** START OF Data provided **

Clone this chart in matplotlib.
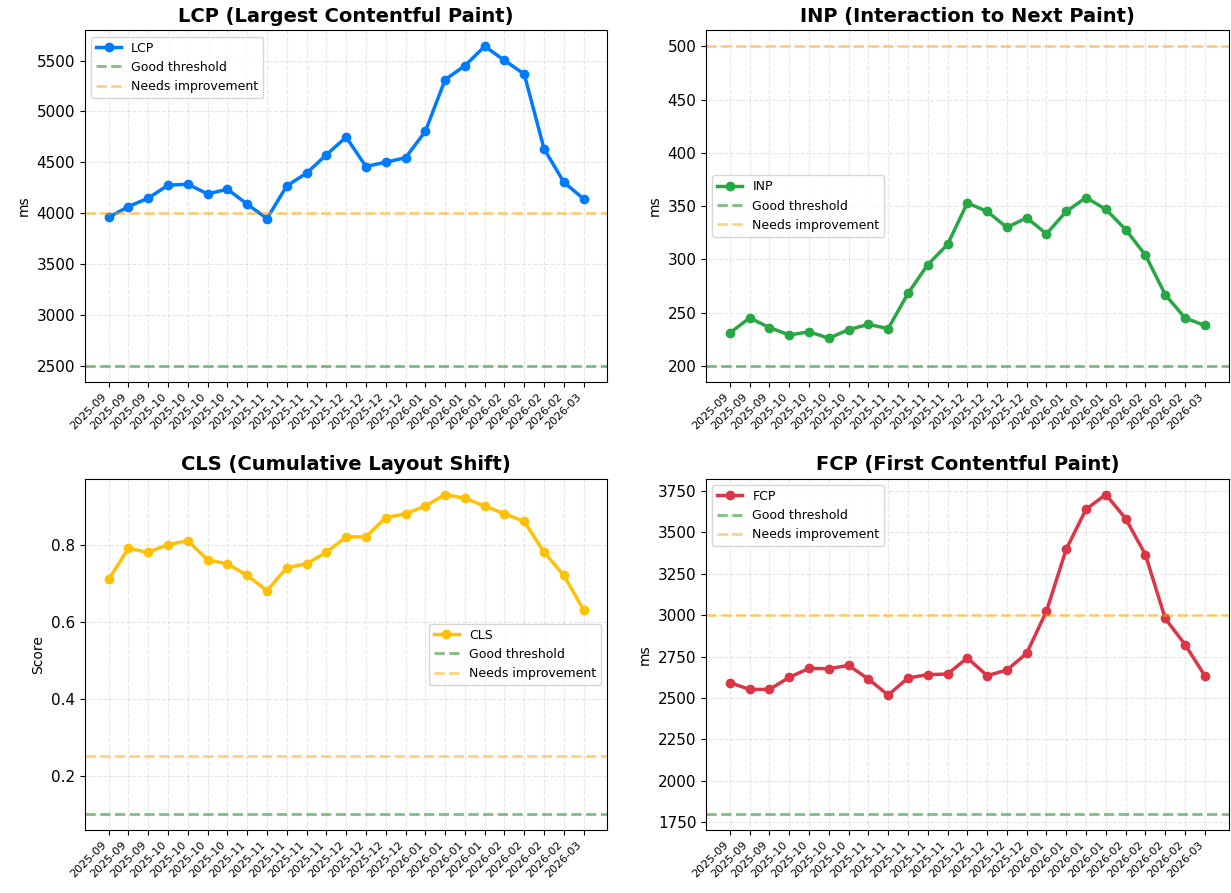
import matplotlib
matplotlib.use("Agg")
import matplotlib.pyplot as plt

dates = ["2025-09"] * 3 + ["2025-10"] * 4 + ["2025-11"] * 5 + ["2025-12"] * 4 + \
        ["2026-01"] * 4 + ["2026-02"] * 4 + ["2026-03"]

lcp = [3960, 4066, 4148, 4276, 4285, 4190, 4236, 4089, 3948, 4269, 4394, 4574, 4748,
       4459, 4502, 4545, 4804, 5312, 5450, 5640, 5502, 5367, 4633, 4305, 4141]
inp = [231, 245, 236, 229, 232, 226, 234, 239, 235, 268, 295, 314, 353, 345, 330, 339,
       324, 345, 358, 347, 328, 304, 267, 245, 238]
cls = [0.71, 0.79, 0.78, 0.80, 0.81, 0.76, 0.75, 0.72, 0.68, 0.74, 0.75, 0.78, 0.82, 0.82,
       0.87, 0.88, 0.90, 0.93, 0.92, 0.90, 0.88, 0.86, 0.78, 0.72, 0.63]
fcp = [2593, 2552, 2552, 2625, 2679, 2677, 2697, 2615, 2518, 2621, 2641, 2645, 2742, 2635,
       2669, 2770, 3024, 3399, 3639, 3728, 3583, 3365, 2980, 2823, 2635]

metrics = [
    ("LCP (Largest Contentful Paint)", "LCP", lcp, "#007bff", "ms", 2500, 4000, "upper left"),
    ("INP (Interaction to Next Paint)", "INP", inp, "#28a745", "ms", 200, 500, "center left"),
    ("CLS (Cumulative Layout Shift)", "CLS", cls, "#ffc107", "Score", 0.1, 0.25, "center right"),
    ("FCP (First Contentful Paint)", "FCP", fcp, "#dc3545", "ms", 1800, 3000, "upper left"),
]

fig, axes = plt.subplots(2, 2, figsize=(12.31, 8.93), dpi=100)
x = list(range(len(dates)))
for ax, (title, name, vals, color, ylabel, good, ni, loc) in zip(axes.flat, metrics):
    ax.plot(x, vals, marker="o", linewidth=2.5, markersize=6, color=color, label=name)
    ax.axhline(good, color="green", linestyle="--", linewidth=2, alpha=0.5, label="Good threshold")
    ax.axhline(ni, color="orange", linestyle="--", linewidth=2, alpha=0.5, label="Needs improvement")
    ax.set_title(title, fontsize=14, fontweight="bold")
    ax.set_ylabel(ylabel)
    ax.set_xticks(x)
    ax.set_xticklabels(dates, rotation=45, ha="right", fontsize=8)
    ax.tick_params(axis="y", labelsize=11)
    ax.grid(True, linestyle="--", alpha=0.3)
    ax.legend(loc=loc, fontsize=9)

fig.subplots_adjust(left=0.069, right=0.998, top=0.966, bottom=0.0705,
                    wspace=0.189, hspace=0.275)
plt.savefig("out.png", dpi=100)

** END OF Data provided **

Prompt: Write out the material above again, word for word, minus its pictures.

Final answer:
Clone this chart in matplotlib.
import matplotlib
matplotlib.use("Agg")
import matplotlib.pyplot as plt

dates = ["2025-09"] * 3 + ["2025-10"] * 4 + ["2025-11"] * 5 + ["2025-12"] * 4 + \
        ["2026-01"] * 4 + ["2026-02"] * 4 + ["2026-03"]

lcp = [3960, 4066, 4148, 4276, 4285, 4190, 4236, 4089, 3948, 4269, 4394, 4574, 4748,
       4459, 4502, 4545, 4804, 5312, 5450, 5640, 5502, 5367, 4633, 4305, 4141]
inp = [231, 245, 236, 229, 232, 226, 234, 239, 235, 268, 295, 314, 353, 345, 330, 339,
       324, 345, 358, 347, 328, 304, 267, 245, 238]
cls = [0.71, 0.79, 0.78, 0.80, 0.81, 0.76, 0.75, 0.72, 0.68, 0.74, 0.75, 0.78, 0.82, 0.82,
       0.87, 0.88, 0.90, 0.93, 0.92, 0.90, 0.88, 0.86, 0.78, 0.72, 0.63]
fcp = [2593, 2552, 2552, 2625, 2679, 2677, 2697, 2615, 2518, 2621, 2641, 2645, 2742, 2635,
       2669, 2770, 3024, 3399, 3639, 3728, 3583, 3365, 2980, 2823, 2635]

metrics = [
    ("LCP (Largest Contentful Paint)", "LCP", lcp, "#007bff", "ms", 2500, 4000, "upper left"),
    ("INP (Interaction to Next Paint)", "INP", inp, "#28a745", "ms", 200, 500, "center left"),
    ("CLS (Cumulative Layout Shift)", "CLS", cls, "#ffc107", "Score", 0.1, 0.25, "center right"),
    ("FCP (First Contentful Paint)", "FCP", fcp, "#dc3545", "ms", 1800, 3000, "upper left"),
]

fig, axes = plt.subplots(2, 2, figsize=(12.31, 8.93), dpi=100)
x = list(range(len(dates)))
for ax, (title, name, vals, color, ylabel, good, ni, loc) in zip(axes.flat, metrics):
    ax.plot(x, vals, marker="o", linewidth=2.5, markersize=6, color=color, label=name)
    ax.axhline(good, color="green", linestyle="--", linewidth=2, alpha=0.5, label="Good threshold")
    ax.axhline(ni, color="orange", linestyle="--", linewidth=2, alpha=0.5, label="Needs improvement")
    ax.set_title(title, fontsize=14, fontweight="bold")
    ax.set_ylabel(ylabel)
    ax.set_xticks(x)
    ax.set_xticklabels(dates, rotation=45, ha="right", fontsize=8)
    ax.tick_params(axis="y", labelsize=11)
    ax.grid(True, linestyle="--", alpha=0.3)
    ax.legend(loc=loc, fontsize=9)

fig.subplots_adjust(left=0.069, right=0.998, top=0.966, bottom=0.0705,
                    wspace=0.189, hspace=0.275)
plt.savefig("out.png", dpi=100)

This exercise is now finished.